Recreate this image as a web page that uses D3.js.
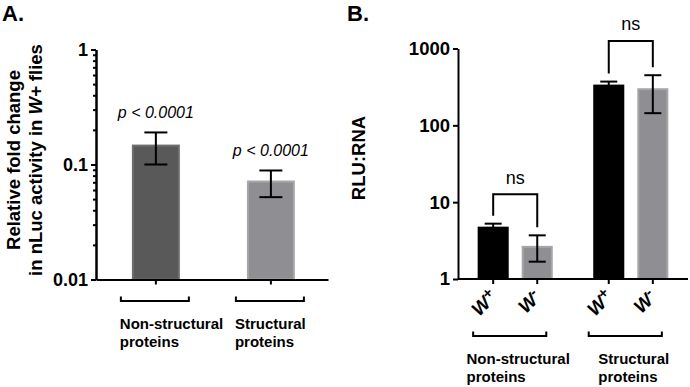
<!DOCTYPE html>
<html lang="en">
<head>
<meta charset="UTF-8" />
<title>nLuc activity – W+ vs W-</title>
<script src="https://d3js.org/d3.v7.min.js"></script>
<style>
  body { margin: 0; background: #fff; }
  svg { display: block; background: #fff; font-family: "Liberation Sans", Arial, Helvetica, sans-serif; }
  .axis path, .axis line { stroke: #000; stroke-width: 2; }
  .axis text { font-weight: bold; fill: #000; }
</style>
</head>
<body>
<svg width="690" height="387"></svg>
<script>
// ---- Panel A data ----
const catsA = ['Non-structural', 'Structural'];
const meanA = [0.149, 0.0726];
const errHiA = [0.19, 0.0887];
const errLoA = [0.10, 0.052];
const pLabelA = ['p < 0.0001', 'p < 0.0001'];
const ticksA = [0.01, 0.1, 1];
const tickLabelsA = ['0.01', '0.1', '1'];

// ---- Panel B data ----
const groupsB = ['Non-structural', 'Structural'];
const strainsB = ['W+', 'W-'];
const meanB = [[4.8, 2.7], [339, 304]];
const errHiB = [[5.25, 3.7], [371, 449]];
const errLoB = [[4.4, 1.68], [310, 144]];
const nsLevelB = [12.7, 1256];
const ticksB = [1, 10, 100, 1000];

const svg = d3.select('svg');

// ================= Panel A =================
const yA = d3.scaleLog().domain([0.01, 1]).range([279.5, 49.5]);
const xA = d3.scaleBand().domain(catsA).range([96, 328])
  .paddingInner(0.583).paddingOuter(0.3).align(0.52);
const colA = ['#595959', '#8e8e93'];
const edgeA = ['#6e6e6e', '#a8a8a8'];

svg.append('text').attr('x', 2).attr('y', 21)
  .attr('font-size', 22).attr('font-weight', 'bold').text('A.');

// bars
catsA.forEach((c, i) => {
  const x0 = xA(c), w = xA.bandwidth();
  svg.append('rect')
    .attr('x', x0 + 1).attr('y', yA(meanA[i]) + 1)
    .attr('width', w - 2).attr('height', yA(0.01) - yA(meanA[i]) - 1)
    .attr('fill', colA[i]).attr('stroke', edgeA[i]).attr('stroke-width', 2);
  const cx = x0 + w / 2;
  const eb = svg.append('g').attr('stroke', '#000').attr('stroke-width', 2);
  eb.append('line').attr('x1', cx).attr('x2', cx).attr('y1', yA(errHiA[i])).attr('y2', yA(errLoA[i]));
  eb.append('line').attr('x1', cx - 11.5).attr('x2', cx + 11.5).attr('y1', yA(errHiA[i])).attr('y2', yA(errHiA[i]));
  eb.append('line').attr('x1', cx - 11.5).attr('x2', cx + 11.5).attr('y1', yA(errLoA[i])).attr('y2', yA(errLoA[i]));
  svg.append('text').attr('x', cx).attr('y', yA(errHiA[i]) - 14)
    .attr('text-anchor', 'middle').attr('font-size', 16).attr('font-style', 'italic')
    .text(pLabelA[i]);
  // bracket + label under axis
  svg.append('path')
    .attr('d', `M${cx - 35},296.5V301H${cx + 33}V296.5`)
    .attr('fill', 'none').attr('stroke', '#000').attr('stroke-width', 2);
  const t = svg.append('text').attr('x', cx - 36).attr('y', 329)
    .attr('font-size', 15).attr('font-weight', 'bold');
  t.append('tspan').attr('x', cx - 36).text(c);
  t.append('tspan').attr('x', cx - 36).attr('dy', 17.5).text('proteins');
});

// y axis A with minor ticks
const minorA = [];
[0.01, 0.1].forEach(d => { for (let k = 2; k <= 9; k++) minorA.push(d * k); });
svg.append('g').attr('class', 'axis').attr('transform', 'translate(96,0)')
  .call(d3.axisLeft(yA).tickValues(minorA).tickSize(3).tickFormat('').tickSizeOuter(0));
svg.append('g').attr('class', 'axis').attr('transform', 'translate(96,0)')
  .call(d3.axisLeft(yA).tickValues(ticksA).tickSize(5).tickPadding(3).tickSizeOuter(0)
    .tickFormat((d, i) => tickLabelsA[i]))
  .selectAll('text').attr('font-size', 18);
svg.append('g').attr('class', 'axis').attr('transform', 'translate(0,279.5)')
  .call(d3.axisBottom(xA).tickSize(5).tickSizeOuter(0).tickFormat(''));

// y label A
const labA = svg.append('text').attr('transform', 'translate(0,160) rotate(-90)')
  .attr('text-anchor', 'middle').attr('font-size', 18.5).attr('font-weight', 'bold');
labA.append('tspan').attr('x', 0).attr('y', 19.5).text('Relative fold change');
const l2 = labA.append('tspan').attr('x', 0).attr('y', 41.5);
l2.append('tspan').text('in nLuc activity in ');
l2.append('tspan').attr('font-style', 'italic').text('W+');
l2.append('tspan').text('  flies');

// ================= Panel B =================
const yB = d3.scaleLog().domain([1, 1000]).range([279, 48.5]);
const xB = d3.scaleBand().domain(groupsB).range([458, 688])
  .paddingInner(0.35).paddingOuter(0.17);
const xBi = d3.scaleBand().domain(strainsB).range([0, xB.bandwidth()])
  .paddingInner(0.295).paddingOuter(0);
const colB = ['#000000', '#8e8e93'];
const edgeB = ['#000000', '#a6a6a6'];

svg.append('text').attr('x', 347).attr('y', 21)
  .attr('font-size', 22).attr('font-weight', 'bold').text('B.');

groupsB.forEach((g, gi) => {
  const gx = xB(g);
  const centers = [];
  strainsB.forEach((s, si) => {
    const x0 = gx + xBi(s), w = xBi.bandwidth();
    const cx = x0 + w / 2;
    centers.push(cx);
    const v = meanB[gi][si];
    svg.append('rect')
      .attr('x', x0 + 1).attr('y', yB(v) + 1)
      .attr('width', w - 2).attr('height', yB(1) - yB(v) - 1)
      .attr('fill', colB[si]).attr('stroke', edgeB[si]).attr('stroke-width', 2);
    const eb = svg.append('g').attr('stroke', '#000').attr('stroke-width', 2);
    eb.append('line').attr('x1', cx).attr('x2', cx).attr('y1', yB(errHiB[gi][si])).attr('y2', yB(errLoB[gi][si]));
    eb.append('line').attr('x1', cx - 8.5).attr('x2', cx + 8.5).attr('y1', yB(errHiB[gi][si])).attr('y2', yB(errHiB[gi][si]));
    eb.append('line').attr('x1', cx - 8.5).attr('x2', cx + 8.5).attr('y1', yB(errLoB[gi][si])).attr('y2', yB(errLoB[gi][si]));
    // rotated strain label
    const lt = svg.append('text')
      .attr('transform', `translate(${cx + 5},298) rotate(-45)`)
      .attr('text-anchor', 'end').attr('font-size', 19)
      .attr('font-weight', 'bold').attr('font-style', 'italic');
    lt.append('tspan').text(s[0]);
    lt.append('tspan').attr('font-size', 15).attr('dy', -6).text(s.slice(1));
  });
  // ns bracket
  const top = yB(nsLevelB[gi]);
  const leg0 = yB(errHiB[gi][0]) - 8, leg1 = yB(errHiB[gi][1]) - 8;
  svg.append('path')
    .attr('d', `M${centers[0]},${leg0}V${top}H${centers[1]}V${leg1}`)
    .attr('fill', 'none').attr('stroke', '#000').attr('stroke-width', 2);
  svg.append('text').attr('x', (centers[0] + centers[1]) / 2).attr('y', top - 10.5)
    .attr('text-anchor', 'middle').attr('font-size', 18).text('ns');
  // group bracket + label
  const gw = xB.bandwidth();
  svg.append('path')
    .attr('d', `M${gx - 4.5},331.5V336H${gx + gw - 6.5}V331.5`)
    .attr('fill', 'none').attr('stroke', '#000').attr('stroke-width', 2);
  const t = svg.append('text').attr('y', 364)
    .attr('font-size', 15).attr('font-weight', 'bold');
  const a = t.append('tspan').text(g);
  const b = t.append('tspan').attr('dy', 17.5).text('proteins');
  const bw = Math.max(a.node().getComputedTextLength(), b.node().getComputedTextLength());
  const lx = gx + gw / 2 + 3 - bw / 2;
  a.attr('x', lx); b.attr('x', lx);
});

svg.append('g').attr('class', 'axis').attr('transform', 'translate(458,0)')
  .call(d3.axisLeft(yB).tickValues(ticksB).tickSize(5).tickPadding(3).tickSizeOuter(0)
    .tickFormat(d3.format('d')))
  .selectAll('text').attr('font-size', 18.5);
const xAxisB = svg.append('g').attr('class', 'axis').attr('transform', 'translate(0,279)');
xAxisB.append('line').attr('x1', 458).attr('x2', 688);
groupsB.forEach(g => strainsB.forEach(s => {
  const cx = xB(g) + xBi(s) + xBi.bandwidth() / 2;
  xAxisB.append('line').attr('x1', cx).attr('x2', cx).attr('y1', 0).attr('y2', 5);
}));

// y label B
svg.append('text').attr('transform', 'translate(365,158) rotate(-90)')
  .attr('text-anchor', 'middle').attr('font-size', 18.5).attr('font-weight', 'bold')
  .text('RLU:RNA');
</script>
</body>
</html>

## DIRECTIVE
Leave out any pictures and return exactly the lines from the beginning of the data through the line with "const tickLabelsA = ['0.01', '0.1', '1'];", inclusive.

## RESULT FOR THIS TASK
Recreate this image as a web page that uses D3.js.
<!DOCTYPE html>
<html lang="en">
<head>
<meta charset="UTF-8" />
<title>nLuc activity – W+ vs W-</title>
<script src="https://d3js.org/d3.v7.min.js"></script>
<style>
  body { margin: 0; background: #fff; }
  svg { display: block; background: #fff; font-family: "Liberation Sans", Arial, Helvetica, sans-serif; }
  .axis path, .axis line { stroke: #000; stroke-width: 2; }
  .axis text { font-weight: bold; fill: #000; }
</style>
</head>
<body>
<svg width="690" height="387"></svg>
<script>
// ---- Panel A data ----
const catsA = ['Non-structural', 'Structural'];
const meanA = [0.149, 0.0726];
const errHiA = [0.19, 0.0887];
const errLoA = [0.10, 0.052];
const pLabelA = ['p < 0.0001', 'p < 0.0001'];
const ticksA = [0.01, 0.1, 1];
const tickLabelsA = ['0.01', '0.1', '1'];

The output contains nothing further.